Working with Xid Errors#

Viewing Xid Messages#

Under Linux, the Xid error messages are logged in the kernel log buffer, and depending on Linux distribution these are typically logged to journal and flushed to files, such as /var/log/messages or /var/log/syslog.

Grep for “NVRM: Xid” to find all the Xid messages.

The following is an example of a Xid string:

[...] NVRM: GPU at 0000:03:00: GPU-b850f46d-d5ea-c752-ddf3-c4453e44d3f7
[...] NVRM: Xid (0000:03:00): 14, Channel 00000001
  • The first Xid in the log file is preceded by a line that contains the GPU GUID and device IDs.

In the above example:

  • “GPU-b850f46d-d5ea-c752-ddf3-c4453e44d3f7” is the GUID, a globally unique, immutable identifier for each GPU.

  • Each subsequent Xid line contains the device ID, the Xid error, and information about the Xid.

    In the above example:

    • “0000:03:00” is the PCI Express bus, device, and function ID.

    • “14” is the Xid error identifier.

    • “Channel 00000001” is data specific to that Xid error.

Tools that Provide Additional Information about Xid Errors#

NVIDIA provides three additional tools that may be helpful when dealing with Xid errors.

  • nvidia-smi is a command-line program that installs with the NVIDIA driver. It reports basic monitoring and configuration data about each GPU in the system. nvidia-smi can list ECC error counts (Xid 48), indicate if a power cable is unplugged (Xid 54), or provide any applicable GPU Recovery Action (Xid 154), among other things. Please see the nvidia-smi main page for more information. Run nvidia-smi -q for basic output.

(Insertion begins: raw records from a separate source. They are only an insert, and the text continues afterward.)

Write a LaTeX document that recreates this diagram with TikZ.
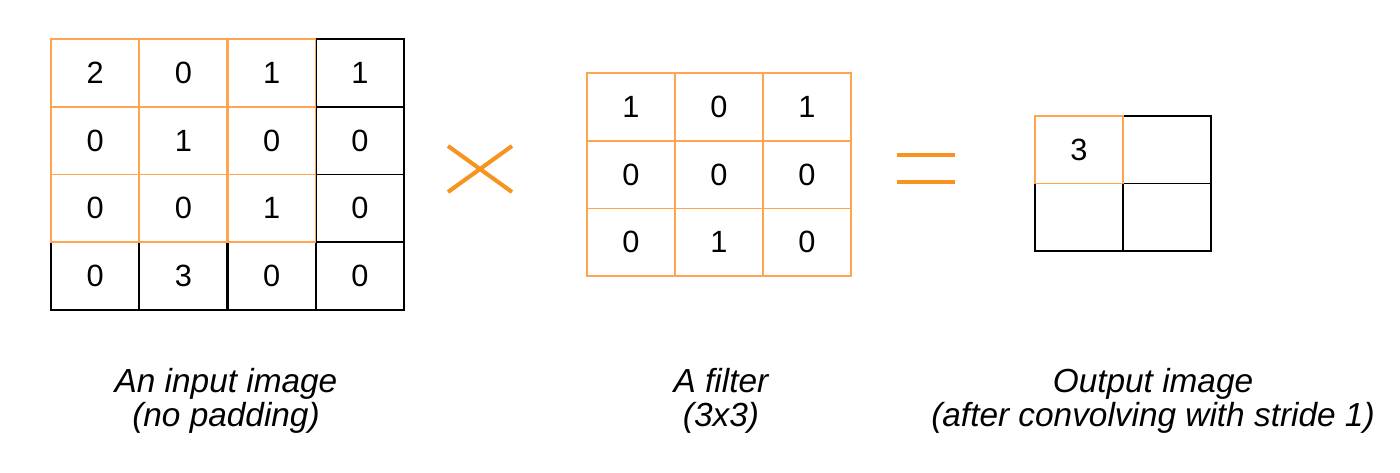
\documentclass[tikz,border=0pt]{standalone}
\usepackage{fontspec}
\setmainfont{Liberation Sans}
\newfontfamily\handfont{Liberation Sans}
\usetikzlibrary{positioning}
\definecolor{gridorange}{HTML}{FFA54F}
\definecolor{signorange}{HTML}{F7931E}
\tikzstyle{cell} = [rectangle, draw=black, line width=1pt,
    minimum width=1.76cm, minimum height=1.355cm, inner sep=0pt,
    font=\fontsize{17.5pt}{19pt}\selectfont]
\tikzstyle{hot} = [draw=gridorange]
\tikzstyle{opsign} = [draw=signorange, line width=2.3pt]
\tikzstyle{capt} = [anchor=north, align=center, inner sep=0pt,
    font=\handfont\itshape\fontsize{19pt}{19.5pt}\selectfont]

\begin{document}
\begin{tikzpicture}[x=0.02cm, y=-0.02cm]
        \useasboundingbox (0,0) rectangle (1400,473);

        % 1. Input image, black cells first (last row and last column)
        \foreach \r/\c/\v in {1/4/1, 2/4/0, 3/4/0, 4/1/0, 4/2/3, 4/3/0, 4/4/0}
            \node [cell] (in-\r-\c) at ({51+88.25*(\c-0.5)}, {39+67.75*(\r-0.5)}) {\v};
        % window under the filter, drawn on top
        \foreach \r/\c/\v in {1/1/2, 1/2/0, 1/3/1, 2/1/0, 2/2/1, 2/3/0, 3/1/0, 3/2/0, 3/3/1}
            \node [cell, hot] (in-\r-\c) at ({51+88.25*(\c-0.5)}, {39+67.75*(\r-0.5)}) {\v};

        % 2. Filter
        \foreach \r/\c/\v in {1/1/1, 1/2/0, 1/3/1, 2/1/0, 2/2/0, 2/3/0, 3/1/0, 3/2/1, 3/3/0}
            \node [cell, hot] (flt-\r-\c) at ({587+88*(\c-0.5)}, {73+67.7*(\r-0.5)}) {\v};

        % 3. Output image
        \foreach \r/\c in {1/2, 2/1, 2/2}
            \node [cell] (out-\r-\c) at ({1035+88*(\c-0.5)}, {116+67.5*(\r-0.5)}) {};
        \node [cell, hot] (out-1-1) at ({1035+44}, {116+33.75}) {3};

        % Operators
        \draw [opsign] (448,146) -- (512,192) (448,192) -- (512,146);
        \draw [opsign] (897,155) -- (955,155) (897,182) -- (955,182);

        % Captions
        \node [capt] (capt-in) at (226,368) {An input image\\(no padding)};
        \node [capt] (capt-flt) at (721,368) {A filter\\(3x3)};
        \node [capt] (capt-out) at (1153,368) {Output image\\(after convolving with stride 1)};

      \end{tikzpicture}
\end{document}
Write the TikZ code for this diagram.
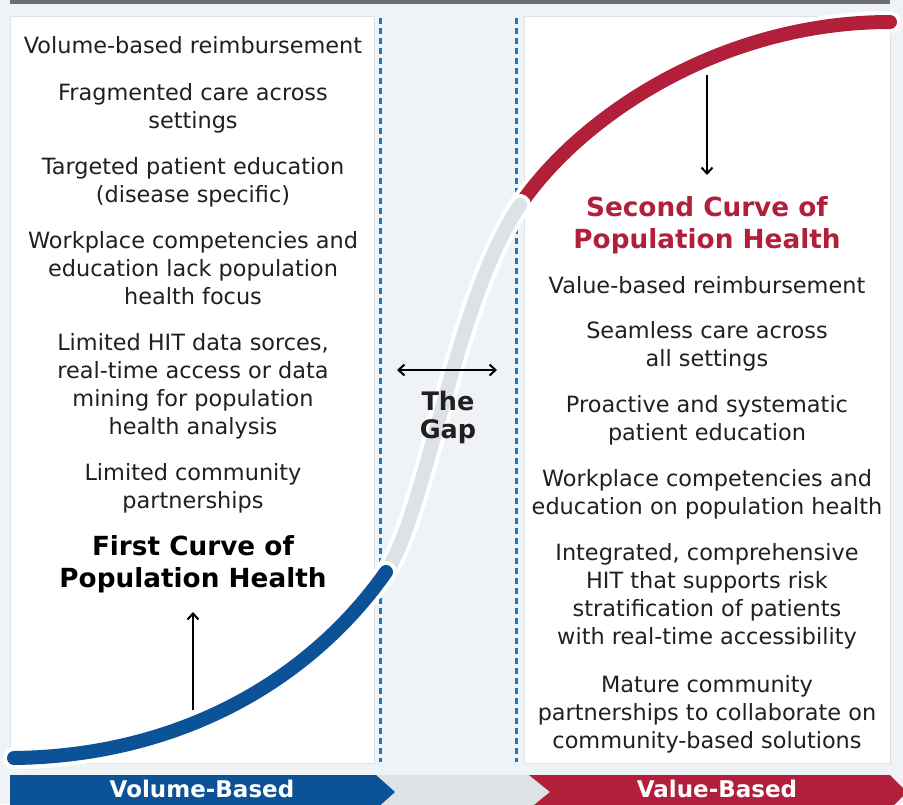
\documentclass[tikz,border=0pt]{standalone}
\usepackage{fontspec}
\setmainfont{DejaVu Sans}
\usetikzlibrary{arrows.meta,positioning}

\definecolor{pagebg}{HTML}{F0F3F5}
\definecolor{barline}{HTML}{6D6E71}
\definecolor{panelrim}{HTML}{DCE3E8}
\definecolor{dotblue}{HTML}{1C78C0}
\definecolor{volblue}{HTML}{0B5297}
\definecolor{valred}{HTML}{B21F3B}
\definecolor{gapgray}{HTML}{DDE2E6}
\definecolor{ink}{HTML}{231F20}

\begin{document}
\begin{tikzpicture}[x=1pt,y=-1pt,>={Straight Barb[length=6pt,width=11pt]},
    item/.style={align=center,inner sep=0pt,text=ink,
      font=\fontsize{22.4}{28}\selectfont,
      execute at begin node=\strut,execute at end node=\strut},
    head/.style={item,text=black,font=\fontsize{26.3}{32}\selectfont\bfseries},
    panel/.style={fill=white,draw=panelrim,line width=1pt},
    divider/.style={dotblue,line width=3pt,dash pattern=on 6pt off 4pt},
    halo/.style={white,line width=22pt,line cap=round},
    curve/.style={line width=14pt,line cap=round},
    pointer/.style={->,black,line width=2pt},
    tag/.style={text=white,font=\fontsize{23}{26}\selectfont\bfseries}]

  % page and frames
  \useasboundingbox[fill=pagebg] (0,0) rectangle (903,804);
  \fill[barline] (10,0) rectangle (890,3.5);
  \node[panel,minimum width=364pt,minimum height=747pt,anchor=north west] (leftpanel) at (10,16) {};
  \node[panel,minimum width=366pt,minimum height=747pt,anchor=north west] (rightpanel) at (524,16) {};
  \draw[divider] (380,18) -- (380,762);
  \draw[divider] (516,18) -- (516,762);

  % bottom band
  \fill[gapgray] (376,775) rectangle (552,809);
  \fill[volblue] (10,775) -- (376,775) -- (395,792) -- (376,809) -- (10,809) -- cycle;
  \fill[valred] (529,775) -- (890,775) -- (907,792) -- (890,809) -- (529,809) -- (550,792) -- cycle;
  \node[tag] (volume) at (202,789) {Volume-Based};
  \node[tag] (value) at (717,789) {Value-Based};

  % the S curve
  \coordinate (c0) at (14,758);
  \coordinate (c1) at (386,572);
  \coordinate (c2) at (520,205);
  \coordinate (c3) at (890,22);
  \draw[halo] (c2) .. controls (580,117) and (720,22) .. (c3);
  \draw[curve,valred] (c2) .. controls (580,117) and (720,22) .. (c3);
  \draw[halo] (c1) .. controls (426,514) and (455,300) .. (c2);
  \draw[curve,gapgray] (c1) .. controls (426,514) and (455,300) .. (c2);
  \draw[halo] (c0) .. controls (180,756) and (310,680) .. (c1);
  \draw[curve,volblue] (c0) .. controls (180,756) and (310,680) .. (c1);

  % first curve column
  \node[item] (l1) at (193,48) {Volume-based reimbursement};
  \node[item] (l2) at (193,110) {Fragmented care across\\settings};
  \node[item] (l3) at (193,184) {Targeted patient education\\(disease specific)};
  \node[item] (l4) at (193,272) {Workplace competencies and\\education lack population\\health focus};
  \node[item] (l5) at (193,388) {Limited HIT data sorces,\\real-time access or data\\mining for population\\health analysis};
  \node[item] (l6) at (193,490) {Limited community\\partnerships};
  \node[head] (firsthead) at (193,566) {First Curve of\\Population Health};

  % second curve column
  \node[head,text=valred] (secondhead) at (707,227) {Second Curve of\\Population Health};
  \node[item] (r1) at (707,288) {Value-based reimbursement};
  \node[item] (r2) at (707,348) {Seamless care across\\all settings};
  \node[item] (r3) at (707,422) {Proactive and systematic\\patient education};
  \node[item] (r4) at (707,496) {Workplace competencies and\\education on population health};
  \node[item] (r5) at (707,598) {Integrated, comprehensive\\HIT that supports risk\\stratification of patients\\with real-time accessibility};
  \node[item] (r6) at (707,716) {Mature community\\partnerships to collaborate on\\community-based solutions};

  % the gap
  \node[head,text=ink,font=\fontsize{25.5}{28}\selectfont\bfseries] (gap) at (448,419) {The\\Gap};
  \coordinate (gapleft) at (397,370);
  \coordinate (gapright) at (497,370);
  \draw[pointer,<->] (gapleft) -- (gapright);

  % pointers from the curve
  \coordinate (firstfoot) at (193,710);
  \coordinate (firsttip) at (193,612);
  \draw[pointer] (firstfoot) -- (firsttip);
  \coordinate (secondfoot) at (707,75);
  \coordinate (secondtip) at (707,175);
  \draw[pointer] (secondfoot) -- (secondtip);
\end{tikzpicture}
\end{document}
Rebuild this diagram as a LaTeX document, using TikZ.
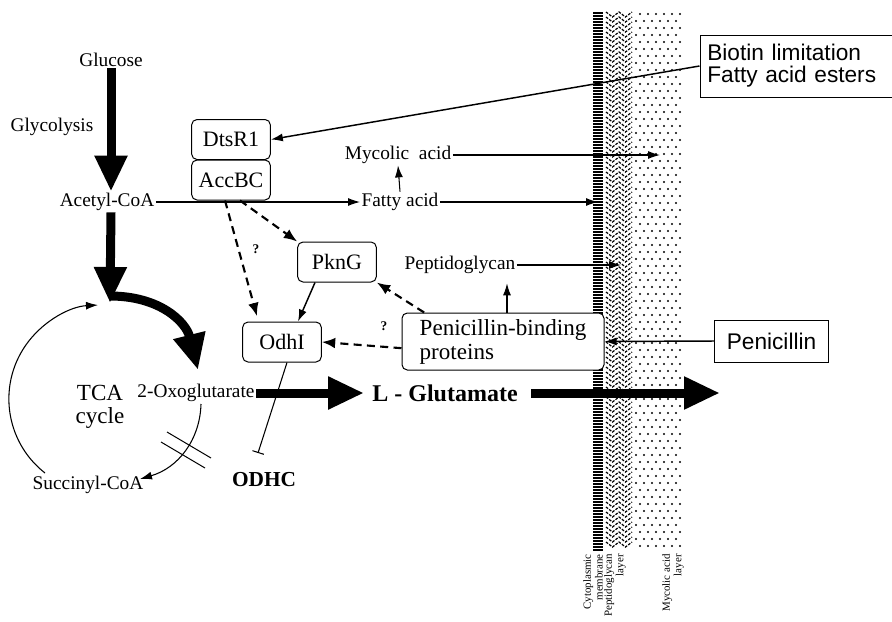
\documentclass[tikz,border=0pt]{standalone}
\usepackage{fontspec}
\setmainfont{Liberation Serif}
\setsansfont{Liberation Sans}
\usepackage{tikz}
\usetikzlibrary{arrows.meta,positioning,calc}
\tikzset{
  box/.style={draw,fill=white,rounded corners=4pt,line width=0.75pt,align=center,inner sep=2pt,minimum width=59pt,minimum height=30pt,font=\fontsize{16.5}{18}\selectfont},
  boxs/.style={draw,fill=white,line width=0.75pt,align=left,inner sep=2pt,font=\sffamily\fontsize{17}{16.5}\selectfont},
  lbl/.style={font=\fontsize{14.5}{16}\selectfont,inner sep=1pt},
  head/.style={font=\bfseries\fontsize{18}{20}\selectfont,inner sep=1pt},
  arr/.style={-{Latex[length=9pt,width=6pt]},line width=0.8pt},
  arrd/.style={-{Latex[length=10pt,width=8pt]},line width=1.6pt,dash pattern=on 6pt off 4pt},
  arrk/.style={-{Triangle[length=27pt,width=23pt]},line width=6.75pt},
  qm/.style={font=\bfseries\fontsize{10}{12}\selectfont,inner sep=0pt},
  layer/.style={font=\fontsize{8.2}{8.8}\selectfont,rotate=90,anchor=east,align=right,inner sep=0pt},
}

\begin{document}
\begin{tikzpicture}[x=0.75pt,y=-0.75pt]
\useasboundingbox (0,0) rectangle (892,621);
% cell envelope: membrane, peptidoglycan, mycolic acid layer
\foreach \y in {13,16,...,550} \draw[line width=1.1pt] (593,\y) -- (603,\y);
\foreach \y in {12,17,...,546} \draw[line width=0.9pt,dash pattern=on 2pt off 1pt] (606,\y) -- (612.5,\y+5) -- (619,\y) -- (625.5,\y+5) -- (632,\y);
\foreach \y [count=\i] in {14,21,...,550} { \pgfmathsetmacro\dx{mod(\i,2)*4} \foreach \x in {636,644,...,676} \fill (\x+\dx,\y) circle[radius=0.85pt]; }
\node[layer] (lcm) at (593,554) {Cytoplasmic\\membrane};
\node[layer] (lpg) at (615,554) {Peptidoglycan\\layer};
\node[layer] (lma) at (673,554) {Mycolic acid\\layer};
% metabolites and proteins
\node[lbl] (glc) at (111,60) {Glucose};
\node[lbl] (gly) at (52,127) {Glycolysis};
\node[lbl] (acoa) at (107,202) {Acetyl-CoA};
\node[box] (dts) at (231,139.5) {DtsR1};
\node[box] (acc) at (231,180) {AccBC};
\node[lbl] (myc) at (398,155) {Mycolic\ \ acid};
\node[lbl] (fa) at (400,202) {Fatty acid};
\node[box] (pkng) at (337,262) {PknG};
\node[lbl] (pg) at (460,265) {Peptidoglycan};
\node[box] (odhi) at (282,342) {OdhI};
\node[box,align=left,minimum width=151.5pt,minimum height=42.75pt,font=\fontsize{17.3}{18}\selectfont] (pbp) at (503,341.5) {Penicillin-binding\\proteins};
\node[boxs,minimum width=85pt,minimum height=31.5pt] (pen) at (771.5,341) {Penicillin};
\node[boxs,minimum width=144pt,minimum height=46.5pt,text width=133pt] (bio) at (796,66) {Biotin limitation\\Fatty acid esters};
\node[lbl] (oxo) at (196,393) {2-Oxoglutarate};
\node[head] (glu) at (445,393) {L - Glutamate};
\node[font=\fontsize{17.3}{17.5}\selectfont,align=center,inner sep=0pt] (tca) at (100,407) {TCA\\cycle};
\node[lbl] (suc) at (88,485) {Succinyl-CoA};
\node[head,font=\bfseries\fontsize{16}{18}\selectfont] (odhc) at (264,480) {ODHC};
\node[qm] (q1) at (256,249) {?};
\node[qm] (q2) at (384,326) {?};
\coordinate (tcain) at (110,303);
\coordinate (oxoin) at (198,370);
\coordinate (c1) at (45,473);
\coordinate (c2) at (201,404);
\coordinate (c3) at (140,479);
\coordinate (mycl) at (660,155);
\coordinate (cmem) at (598,202);
\coordinate (pgl) at (621,265);
\coordinate (odhcbar) at (258,453);
\coordinate (gluout) at (720,393);
% main flux
\draw[arrk] (glc.south) -- (glc.south |- acoa.north);
\draw[arrk] (acoa.south -| glc.south) -- (tcain);
\draw[arrk] (110,296) .. controls (160,296) and (186,322) .. (oxoin);
\draw[arrk,shorten >=5pt] (oxo.east) -- (glu.west);
\draw[arrk,shorten <=9pt] (glu.east) -- (gluout);
% TCA cycle
\draw[arr] (c1) arc[start angle=232,end angle=93,radius=70.5pt];
\draw[arr] (c2) .. controls (200,440) and (178,468) .. (c3);
\draw[line width=0.75pt] (167,432) -- (211,458);
\draw[line width=0.75pt] (161,442) -- (205,468);
% lipid and cell wall synthesis
\draw[arr] (acoa.east) -- (fa.west);
\draw[arr] (fa.north) -- (myc.south);
\draw[arr] (myc.east) -- (mycl);
\draw[arr] (fa.east) -- (cmem);
\draw[arr] (pg.east) -- (pgl);
\draw[arr,shorten >=6pt] ([xshift=3pt]pbp.north) -- ([xshift=3pt]pbp.north |- pg.south);
\draw[arr,line width=1.1pt] (pen.west) -- (pbp.east);
\draw[arr,line width=1.1pt] (bio.west) -- (dts.east);
% regulation
\draw[arrd] ([xshift=-4.5pt]acc.south) -- ([xshift=-18.75pt,yshift=4pt]odhi.north);
\draw[arrd] ([xshift=6.75pt]acc.south) -- (pkng.north west);
\draw[arrd] ([xshift=17pt]pbp.north west) -- (pkng.south east);
\draw[arrd] ([yshift=-5pt]pbp.west) -- (odhi.east);
\draw[arr,line width=1.1pt] ([xshift=-16.5pt]pkng.south) -- ([xshift=12pt]odhi.north);
\draw[-{Bar[width=9pt]},line width=0.8pt] ([xshift=3.75pt]odhi.south) -- (odhcbar);
\end{tikzpicture}
\end{document}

  • NVIDIA Data Center GPU Manager (DCGM) is a suite of tools for managing and monitoring NVIDIA datacenter GPUs in cluster environments. It includes active health monitoring, comprehensive diagnostics, system alerts, and governance policies including power and clock management. DCGM diagnostics is a health checking tool that can check for basic GPU health, including the presence of ECC errors, PCIe problems, bandwidth issues, and general problems with running CUDA programs.

    DCGM is documented and downloadable at https://developer.nvidia.com/dcgm

  • nvidia-bug-report.sh is a script that installs with the NVIDIA driver. It collects debug logs and command outputs from the system, including kernel logs and logs collected by the NVIDIA driver itself. The command should be run as root:

    sudo nvidia-bug-report.sh
    

    The output of this tool is a single compressed text file, nvidia-bug-report.log.gz, that can be included when reporting problems to NVIDIA.

    nvidia-bug-report.sh will typically run quickly, but in rare cases may run slowly. Allow up to one hour for it to complete. If the command remains hung, run the command with additional arguments as:

    nvidia-bug-report.sh --safe-mode --extra-system-data
    

    This will collect alternative logs, in such a way that it should avoid common causes of hangs during debug collection.

Analyzing Xid Errors#

The following table lists the recommended actions to take for various issues encountered.

Issue

Recommended Action

Suspected User Programming Issues

Run the debugger tools. Refer to the Compute Sanitizer “memcheck” tool and CUDA-GDB documentation.

Suspected Hardware Problems

Contact the hardware vendor. They can run through their hardware diagnostic process.

Suspected Driver Problems

File a bug with NVIDIA, including output of the command nvidia-bug-report.sh. Refer to the document GPU Debug Guidelines for guidance on gathering additional information to provide to NVIDIA and troubleshooting common Xid causes.